Too often a design goes through a rigorous design process, only to be “thrown over the wall” to manufacturing. Once there, the manufacturing engineer often would require changes. Best case, if they had a good PLM system like Windchill, they would start a formal change process, asking engineering to make the required changes and send the design back to manufacturing. This still costs time and money, but all CAD models will stay in sync with how the product actually gets built. However, in many companies, I see manufacturing modifying the CAD models or assembly to reflect their needs. Usually they then save their version of the objects on a local drive or network drive. These files are then completely uncontrolled files outside the companies PLM system. However, without them the product could not be manufactured. Just as important these manufacturing files do not match the designed version of the CAD files. I am not talking the “as designed” to “as manufactured” bill of materials. These often are different, and they should be. I am talking the CAD models themselves being different. This potentially is throwing all the analysis and testing done in design out the window.

I am sure for most of you I do not have to explain the risk of having uncontrolled manufacturing version of CAD files. Why don’t more engineering departments and individual designers today take manufacturing more into consideration when designing? I have a couple of opinions on this. One possibility could be the shorter and shorter design timelines engineering has to work with. They just don’t have the time anymore to research their companies manufacturing practices. Once again I challenge management to truly consider the time they supposedly save in engineering, to the risk with how things truly get manufactured. Another very good possibility is more times than not manufacturing does not happen anywhere close to the Engineering group, many times in completely different countries. What I used to be able to do when I started out, is no longer an option for many engineering departments.

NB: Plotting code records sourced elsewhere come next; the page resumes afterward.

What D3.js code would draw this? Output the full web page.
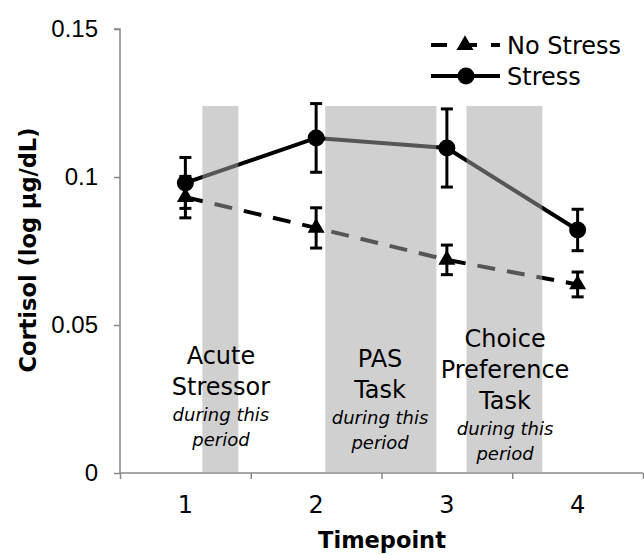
<!DOCTYPE html>
<html>
<head>
<meta charset="utf-8">
<script src="https://cdn.jsdelivr.net/npm/d3@7"></script>
<style>
  body { margin: 0; background: #fff; }
  svg { font-family: "DejaVu Sans", sans-serif; }
</style>
</head>
<body>
<svg id="chart" width="644" height="555"></svg>
<script>
const timepoints = [1, 2, 3, 4];
const stressMean = [0.0980, 0.1132, 0.1098, 0.0821];
const stressErr = [0.0086, 0.0116, 0.0132, 0.0070];
const noStressMean = [0.0932, 0.0828, 0.0720, 0.0637];
const noStressErr = [0.0070, 0.0068, 0.0050, 0.0042];
const yTicks = [0, 0.05, 0.1, 0.15];

// shaded task periods, in timepoint units
const periodStart = [1.13, 2.07, 3.15];
const periodEnd = [1.405, 2.92, 3.73];
const periodTop = 0.124;

const width = 644, height = 555;
const margin = { top: 29, right: 1, bottom: 82, left: 120 };

const svg = d3.select('#chart');

const x = d3.scaleLinear()
  .domain([0.5, 4.5])
  .range([margin.left, width - margin.right]);
const y = d3.scaleLinear()
  .domain([0, 0.15])
  .range([height - margin.bottom, margin.top]);

// y axis
const yAxis = svg.append('g')
  .attr('transform', `translate(${margin.left},0)`)
  .call(d3.axisLeft(y).tickValues(yTicks).tickSize(6).tickPadding(16)
    .tickFormat(d => d === 0 ? '0' : String(d)));
yAxis.selectAll('.domain, line').attr('stroke', '#888').attr('stroke-width', 1.5);
yAxis.select('.domain').attr('d', `M-6,${y(0.15)}H0V${y(0)}`);
yAxis.selectAll('text').attr('font-size', 24).attr('fill', '#000');

// x axis: tick marks at boundaries, labels at centres
const xAxis = svg.append('g')
  .attr('transform', `translate(0,${y(0)})`)
  .call(d3.axisBottom(x).tickValues([0.5, 1.5, 2.5, 3.5, 4.5]).tickSize(6).tickFormat(''));
xAxis.selectAll('.domain, line').attr('stroke', '#888').attr('stroke-width', 1.5);
xAxis.select('.domain').attr('d', `M${x(0.5)},0H${x(4.5)}`);

svg.append('g')
  .selectAll('text')
  .data(timepoints)
  .join('text')
    .attr('x', d => x(d))
    .attr('y', y(0) + 40)
    .attr('text-anchor', 'middle')
    .attr('font-size', 24)
    .text(d => d);

// axis titles
svg.append('text')
  .attr('x', 382)
  .attr('y', 548)
  .attr('text-anchor', 'middle')
  .attr('font-size', 22.5)
  .attr('font-weight', 'bold')
  .text('Timepoint');

svg.append('text')
  .attr('transform', `translate(36,250) rotate(-90)`)
  .attr('text-anchor', 'middle')
  .attr('font-size', 22.5)
  .attr('font-weight', 'bold')
  .text('Cortisol (log µg/dL)');

// series
const line = d3.line()
  .x((d, i) => x(timepoints[i]))
  .y(d => y(d));

function errorBars(means, errs, cls) {
  const g = svg.append('g').attr('class', cls);
  const cap = 6;
  means.forEach((m, i) => {
    const cx = x(timepoints[i]);
    g.append('line')
      .attr('x1', cx).attr('x2', cx)
      .attr('y1', y(m - errs[i])).attr('y2', y(m + errs[i]))
      .attr('stroke', '#000').attr('stroke-width', 3);
    [m - errs[i], m + errs[i]].forEach(v => {
      g.append('line')
        .attr('x1', cx - cap).attr('x2', cx + cap)
        .attr('y1', y(v)).attr('y2', y(v))
        .attr('stroke', '#000').attr('stroke-width', 3);
    });
  });
}

svg.append('path')
  .datum(noStressMean)
  .attr('d', line)
  .attr('fill', 'none')
  .attr('stroke', '#000')
  .attr('stroke-width', 4)
  .attr('stroke-dasharray', '18,12');
errorBars(noStressMean, noStressErr, 'err-nostress');

svg.append('path')
  .datum(stressMean)
  .attr('d', line)
  .attr('fill', 'none')
  .attr('stroke', '#000')
  .attr('stroke-width', 4);
errorBars(stressMean, stressErr, 'err-stress');

const tri = d3.symbol().type(d3.symbolTriangle).size(125);

svg.append('g')
  .selectAll('path')
  .data(noStressMean)
  .join('path')
    .attr('transform', (d, i) => `translate(${x(timepoints[i])},${y(d)})`)
    .attr('d', tri)
    .attr('fill', '#000');

svg.append('g')
  .selectAll('circle')
  .data(stressMean)
  .join('circle')
    .attr('cx', (d, i) => x(timepoints[i]))
    .attr('cy', d => y(d))
    .attr('r', 8.5)
    .attr('fill', '#000');

// shaded periods drawn over the lines
svg.append('g')
  .selectAll('rect')
  .data(periodStart)
  .join('rect')
    .attr('x', d => x(d))
    .attr('width', (d, i) => x(periodEnd[i]) - x(d))
    .attr('y', y(periodTop))
    .attr('height', y(0) - y(periodTop))
    .attr('fill', 'rgb(164,164,164)')
    .attr('fill-opacity', 0.52);

// period annotations
const notes = [
  { cx: 1.272, lines: ['Acute', 'Stressor'], top: 0.0368 },
  { cx: 2.489, lines: ['PAS', 'Task'], top: 0.0358 },
  { cx: 3.445, lines: ['Choice', 'Preference', 'Task'], top: 0.0426 }
];
notes.forEach(n => {
  const t = svg.append('text')
    .attr('text-anchor', 'middle')
    .attr('fill', '#000');
  let yy = y(n.top);
  n.lines.forEach((s, i) => {
    t.append('tspan')
      .attr('x', x(n.cx))
      .attr('y', yy)
      .attr('font-size', 24)
      .text(s);
    yy += 31;
  });
  yy -= 5;
  ['during this', 'period'].forEach(s => {
    t.append('tspan')
      .attr('x', x(n.cx))
      .attr('y', yy)
      .attr('font-size', 18)
      .attr('font-style', 'italic')
      .text(s);
    yy += 25;
  });
});

// legend
const legend = svg.append('g');
const legendItems = [
  { name: 'No Stress', dash: '16,14', sym: 'tri', yy: 45 },
  { name: 'Stress', dash: null, sym: 'circle', yy: 76 }
];
legendItems.forEach(it => {
  legend.append('line')
    .attr('x1', 431).attr('x2', 500)
    .attr('y1', it.yy).attr('y2', it.yy)
    .attr('stroke', '#000')
    .attr('stroke-width', 4)
    .attr('stroke-dasharray', it.dash);
  if (it.sym === 'tri') {
    legend.append('path')
      .attr('transform', `translate(465,${it.yy})`)
      .attr('d', tri)
      .attr('fill', '#000');
  } else {
    legend.append('circle')
      .attr('cx', 466).attr('cy', it.yy).attr('r', 8.5)
      .attr('fill', '#000');
  }
  legend.append('text')
    .attr('x', 507)
    .attr('y', it.yy + 9)
    .attr('font-size', 24)
    .text(it.name);
});
</script>
</body>
</html>
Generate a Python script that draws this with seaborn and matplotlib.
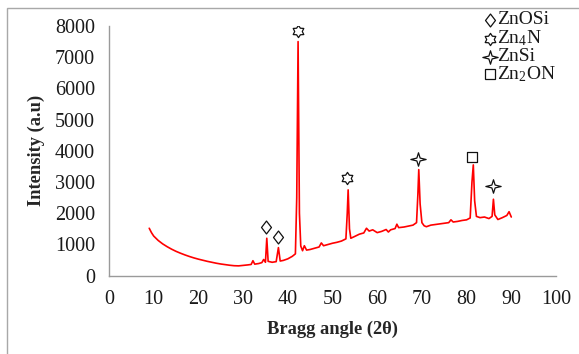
import numpy as np
import pandas as pd
import matplotlib
matplotlib.use("Agg")
import matplotlib.pyplot as plt
from matplotlib.lines import Line2D
from matplotlib.path import Path
from matplotlib.patches import Rectangle
import seaborn as sns

# ---- data ----
two_theta = [9.0, 9.5, 10, 11, 12, 13, 14, 15, 16, 17, 18, 19, 20, 21, 22, 23, 24, 25,
             26, 27, 28, 29, 30, 31, 31.8, 32.2, 32.6, 33.5, 34.2, 34.6, 35.0, 35.3, 35.6,
             36.5, 37.4, 37.9, 38.3, 39, 40, 41, 41.7, 42.0, 42.3, 42.6, 42.9, 43.3, 43.7,
             44.2, 45, 46, 47, 47.5, 48, 49, 50, 51, 52, 53, 53.3, 53.5, 53.8, 54.1, 55,
             56, 57, 57.6, 58.2, 59, 60, 61, 62, 62.5, 63, 64, 64.4, 64.8, 66, 67, 68,
             68.8, 69.1, 69.3, 69.6, 70, 70.5, 71, 72, 73, 74, 75, 76, 76.5, 77, 78, 79,
             80, 80.8, 81.2, 81.5, 81.8, 82.2, 83, 84, 85, 85.7, 86, 86.3, 87, 88, 89,
             89.5, 90]
intensity = [1520, 1380, 1270, 1130, 1020, 930, 850, 780, 720, 665, 615, 570, 530, 495,
             460, 430, 400, 375, 355, 335, 320, 315, 330, 345, 360, 480, 370, 390, 420,
             520, 430, 1200, 460, 430, 450, 900, 470, 490, 540, 620, 700, 2500, 7500,
             2000, 950, 800, 960, 820, 840, 880, 920, 1050, 960, 1000, 1040, 1070, 1110,
             1180, 2000, 2750, 1500, 1200, 1260, 1330, 1370, 1520, 1430, 1470, 1380, 1420,
             1480, 1400, 1470, 1510, 1650, 1540, 1560, 1590, 1620, 1700, 2600, 3400, 2300,
             1700, 1600, 1570, 1620, 1640, 1660, 1680, 1700, 1790, 1720, 1740, 1770, 1790,
             1850, 3000, 3550, 2400, 1900, 1860, 1880, 1830, 1900, 2450, 1950, 1800, 1860,
             1930, 2050, 1880]

phase_names = ["ZnOSi", "ZnOSi", "Zn4N", "Zn4N", "ZnSi", "ZnSi", "Zn2ON"]
phase_x = [35.2, 37.7, 42.3, 53.3, 69.2, 85.9, 81.3]
phase_y = [1560, 1240, 7850, 3120, 3740, 2870, 3790]

legend_labels = ["ZnOSi", "Zn$_4$N", "ZnSi", "Zn$_2$ON"]
legend_keys = ["ZnOSi", "Zn4N", "ZnSi", "Zn2ON"]

x_ticks = list(range(0, 101, 10))
y_ticks = list(range(0, 8001, 1000))


def star_path(n, inner, sx=1.0, sy=1.0):
    verts = []
    for i in range(2 * n):
        r = 1.0 if i % 2 == 0 else inner
        a = np.pi / 2 + i * np.pi / n
        verts.append((sx * r * np.cos(a), sy * r * np.sin(a)))
    verts.append(verts[0])
    codes = [Path.MOVETO] + [Path.LINETO] * (2 * n - 1) + [Path.CLOSEPOLY]
    return Path(verts, codes)


diamond = Path([(0, 1), (0.77, 0), (0, -1), (-0.77, 0), (0, 1)],
               [Path.MOVETO, Path.LINETO, Path.LINETO, Path.LINETO, Path.CLOSEPOLY])

# marker, size in points
marker_map = {
    "ZnOSi": (diamond, 9.3),
    "Zn4N": (star_path(6, 0.62), 8.8),
    "ZnSi": (star_path(4, 0.3, 1.0, 0.88), 11.0),
    "Zn2ON": ("s", 7.6),
}

sns.set_style("white")
plt.rcParams["font.family"] = ["Liberation Serif", "DejaVu Serif"]
plt.rcParams["mathtext.fontset"] = "custom"
plt.rcParams["mathtext.rm"] = "Liberation Serif"
plt.rcParams["mathtext.it"] = "Liberation Serif:italic"
plt.rcParams["mathtext.bf"] = "Liberation Serif:bold"

fig = plt.figure(figsize=(5.79, 3.54), dpi=100)
fig.patches.append(Rectangle((7 / 579, -0.1), 1.2, (354 - 8) / 354 + 0.1,
                             transform=fig.transFigure, fill=False,
                             edgecolor="#a8a8a8", linewidth=1.0))
ax = fig.add_axes([109 / 579, 78.3 / 354, 447 / 579, 249.7 / 354])

df = pd.DataFrame({"x": two_theta, "y": intensity})
sns.lineplot(data=df, x="x", y="y", ax=ax, color="#ff0000", linewidth=1.2)

pdf = pd.DataFrame({"x": phase_x, "y": phase_y, "phase": phase_names})
for key in legend_keys:
    sub = pdf[pdf["phase"] == key]
    m, s = marker_map[key]
    sns.scatterplot(data=sub, x="x", y="y", ax=ax, marker=m, s=s ** 2,
                    facecolor="white", edgecolor="#111111", linewidth=0.9, zorder=5)

ax.set_xlim(0, 100)
ax.set_ylim(0, 8000)
ax.set_xticks(x_ticks)
ax.set_yticks(y_ticks)
ax.tick_params(axis="both", labelsize=14.5, length=5, width=1, color="#8a8a8a",
               labelcolor="#1a1a1a", direction="out", pad=5)
for side in ["top", "right"]:
    ax.spines[side].set_visible(False)
for side in ["left", "bottom"]:
    ax.spines[side].set_color("#9a9a9a")
    ax.spines[side].set_linewidth(1.0)

ax.set_xlabel("Bragg angle (2θ)", fontsize=13.3, fontweight="bold", labelpad=9)
ax.set_ylabel("Intensity (a.u)", fontsize=13.3, fontweight="bold", labelpad=7)

# legend drawn at the figure's top right, as in the reference
row_y = [20, 38.5, 56.5, 74]
for key, lab, yy in zip(legend_keys, legend_labels, row_y):
    m, s = marker_map[key]
    fy = 1 - yy / 354
    fig.add_artist(Line2D([489.5 / 579], [fy], transform=fig.transFigure,
                          linestyle="none", marker=m, markersize=s,
                          markerfacecolor="white", markeredgecolor="#111111",
                          markeredgewidth=0.9))
    fig.text(497 / 579, fy, lab, fontsize=14, va="center", ha="left",
             color="#1a1a1a")

fig.savefig("out.png", dpi=100)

I can’t say I have a complete answer to this growing problem in our industry today. However, one thing I have seen work well is a true design review meeting that includes representatives from manufacturing. Before releasing any design, it must go through one of these reviews. Any concerns with how the design will be manufactured can be brought up during this meeting, and addressed prior to design release. Another option I have seen is creating an “As Manufactured” or “As built” version of the CAD files in a PLM system. Sometime the manufacturing engineer makes the changes, sometimes they are sent back to the design group to be made.

Let’s tear down that wall! If you’re in engineering, consult the manufacturing group about your designs. If you’re in manufacturing, let engineering know you need to modify files just to get them built correctly. Talk though it, bring attention to it. If you don’t, no one else will. You may not think it affects you leaving things function as they are. But, if you are not helping you company become the best it can be, in the end it will be the employees that inevitably suffer.

How does your company deal with changes required to a design so it can be manufactured? Does your engineering group consider manufacturing during the creation of their designs? How do you train new engineers/designer’s manufacturing methods? Specifically, if your manufacturing facilities are offsite. Does anyone else feel this is a growing problem in engineering/manufacturing companies today? While I get to see many companies, I obviously do not have visibility into every company in the country. So, please, respond with your thoughts, opinions, and how things are done where you work.